The quote above is a song by the band REM. I am sure some of you will recognize it. It does not express my personal feelings, but I thought it might be a good way to catch people’s attention.
As we have noted over the past couple of weeks, during the month of November, the Church turns her attention to those teachings which fall under the heading of The Four Last Things—Death, Judgment, Heaven and Hell. Included in these are reflections on the end of the world, or the endings of the world as we know it.
In the Gospel Jesus and His Apostles are in Jerusalem at the Temple. People were looking at the huge stones with which the Temple had been built and were marveling at them. The Temple was one of the great marvels of world at that time, and the fact that human beings had been able to move these massive stones, lift them, and place them into the Temple structure was truly a wonder.

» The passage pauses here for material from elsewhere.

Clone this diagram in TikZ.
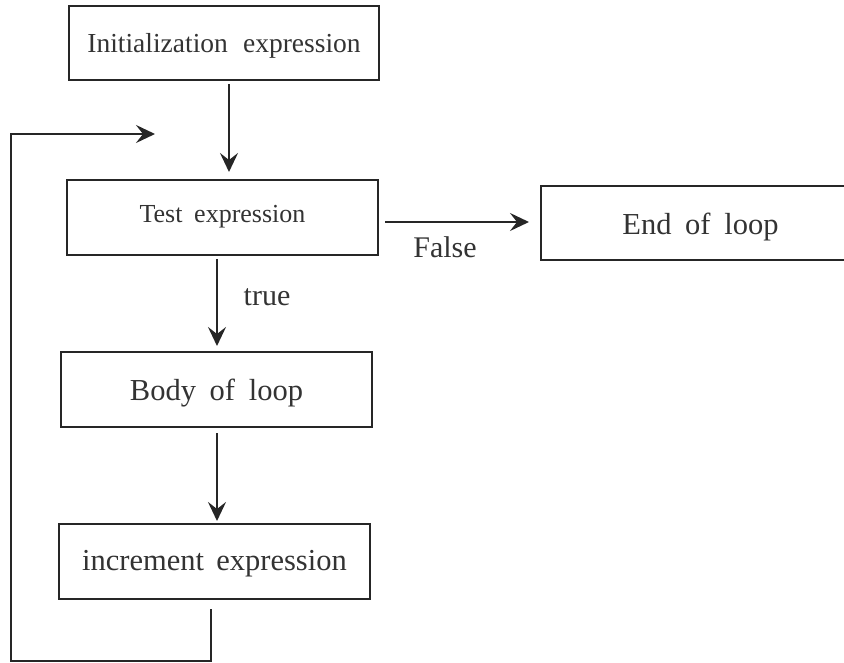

Jesus says to the crowd, “All that you see here — the days will come when there will not be left a stone upon another stone that will not be thrown down.”
Whenever I read this Gospel, I think of a crowd of people standing at the base of the World Trade Center on Sept. 10, 2001. They are looking up in awe and wonder at these two incredible towers—absolute marvels of architectural engineering. As they do so, someone standing there says, “By 10 am tomorrow morning, both of these towers will be a smoking heap of rubble.” Chances are, they would laugh at this poor deluded prophet of doom. How absurd. It would have been unthinkable.
When the towers fell on Sept. 11, 2001, the world as we know it came to an end, and we entered into a new frightening age. When the Temple was destroyed in 72 AD, the world of the Jewish people, as they knew it, came to an end, and they were in a new and terrifying, and painful era.
One thing we learn from the destruction of the Temple and the attacks on our country on Sept. 11, is that the end of the world is almost never really the end of the world, but it is the end of the world as we know it. When we graduate from high school and go away to college, it is the end of the world as we know it. When we get married, it is the end of the world as we know it. When we have children, it is the end of the world as we know it. If we get a job that requires us to move across the country, away from family and friends, or go into the military, it is the end of the world as we know it. If we go through a divorce or lose a spouse or child or parent to illness, if we experience catastrophic health issues of our own, or we lose our job or our business or our career, it is the end of the world as we know it.
How many times has the end of the world come in your life? Chances are, it has happened time and time again, and it will happen any number of other times.